Chapter 20, Problem 97P

(a)

To determine

The rotational speed of the armature of the generator.

Answer to Problem 97P

The rotational speed of the armature of the generator is $\underset{\_}{1.3\times {10}^3\text{rev}/\text{min}}$.

Explanation of Solution

Write the expression for motional emf.

  ${\epsilon }_m=NBA\omega$        (I)

Here, $N$ is the number of turns, $B$ is the magnetic field, $A$ is the area of cross section, $\omega$ is the angular speed.

Substitute, $\pi r^2$ for $A$ in equation (I).

  ${\epsilon }_m=NB\left(\pi r^2\right)\omega$        (II)

Conclusion:

Substitute, $150$ for $N$, $0.20\text{T}$ for $B$, $0.018\text{m}$ for $r$, and $4.2\text{V}$ for ${\epsilon }_m$ in equation (II) to obtain the rotational speed.

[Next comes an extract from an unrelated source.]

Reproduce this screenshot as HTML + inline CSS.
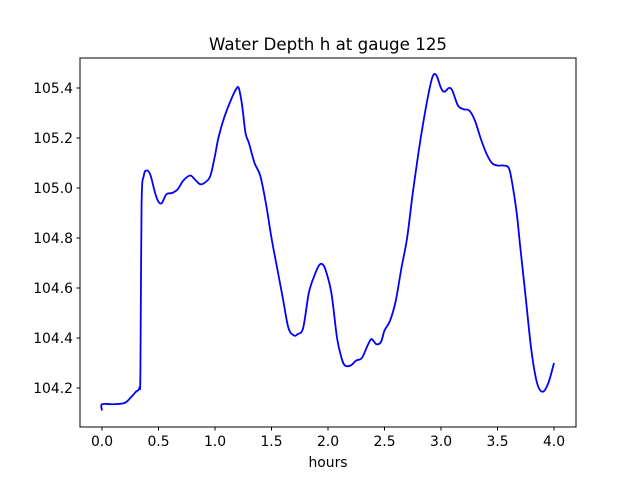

  $\begin{array}{c}4.2\text{V}=\left(150\right)\left(0.20\text{T}\right)\pi {\left(0.018\text{m}\right)}^2\omega \\ \omega =\frac{4.2\text{V}}{\left(150\right)\left(0.20\text{T}\right)\pi {\left(0.018\text{m}\right)}^2}\\ =137.5\frac{\text{rad}}{\text{s}}\times \frac{1\text{rev}}{2\pi \text{rad}}\frac{60\text{s}}{1\text{min}}\\ =1.3\times {10}^3\text{rev}/\text{min}\end{array}$

Therefore, the rotational speed of the armature of the generator is $\underset{\_}{1.3\times {10}^3\text{rev}/\text{min}}$.

(b)

To determine

The average torque and instantaneous torque applied by bicycle tire to the generator.

Answer to Problem 97P

The average torque applied by bicycle tire to the generator is $\underset{\_}{0.044\text{N}\cdot \text{m}}$, and the instantaneous torque applied by bicycle tire to the generator is $\underset{\_}{0.087\text{N}\cdot \text{m}}$.

Explanation of Solution

Write the expression for average torque.

  ${\tau }_{av}=\frac{P_{av}}{\omega }$        (III)

Here, $P_{av}$ is the average power, and $\omega$ is the angular frequency.

Conclusion:

Substitute, $60\text{W}$ for $P_{av}$, and $137.5/\text{s}$ for $\omega$ in equation (III) to find the average torque.

  $\begin{array}{c}{\tau }_{av}=\frac{60\text{W}}{137.5/\text{s}}\frac{1\text{J}/\text{s}}{1\text{W}}\frac{1\text{N}\cdot \text{m}}{1\text{J}}\\ =0.044\text{N}\cdot \text{m}\end{array}$

Substitute, $12.0\text{W}$ for $P_m$, and $137.5/\text{s}$ for $\omega$ in equation (III) to find the maximum instantaneous torque.

  $\begin{array}{c}{\tau }_{av}=\frac{12.0\text{W}}{137.5/\text{s}}\frac{1\text{J}/\text{s}}{1\text{W}}\frac{1\text{N}\cdot \text{m}}{1\text{J}}\\ =0.087\text{N}\cdot \text{m}\end{array}$

Therefore, the average torque applied by bicycle tire to the generator is $\underset{\_}{0.044\text{N}\cdot \text{m}}$, and the instantaneous torque applied by bicycle tire to the generator is $\underset{\_}{0.087\text{N}\cdot \text{m}}$.

(c)

To determine

The linear speed of the bicycle to supply emf of $4.2\text{V}$.

Answer to Problem 97P

The linear speed of the bicycle to supply emf of $4.2\text{V}$ is $\underset{\_}{1.4\text{m}/\text{s}}$.

Explanation of Solution

Write the expression for the linear speed of the bicycle.

  $v=r_{shaft}{\omega }_{shaft}$        (IV)

Here, $r_{shaft}$ is the radius of the shaft.

Conclusion:

Substitute, $0.010\text{m}$ for $r_{shaft}$, and $137.5/\text{s}$ for ${\omega }_{shaft}$ in equation (IV) to find the linear speed.

  $\begin{array}{c}v=\left(0.010\text{m}\right)\left(137.5/\text{s}\right)\\ =1.4\text{m}/\text{s}\end{array}$

Therefore, the linear speed of the bicycle to supply emf of $4.2\text{V}$ is $\underset{\_}{1.4\text{m}/\text{s}}$.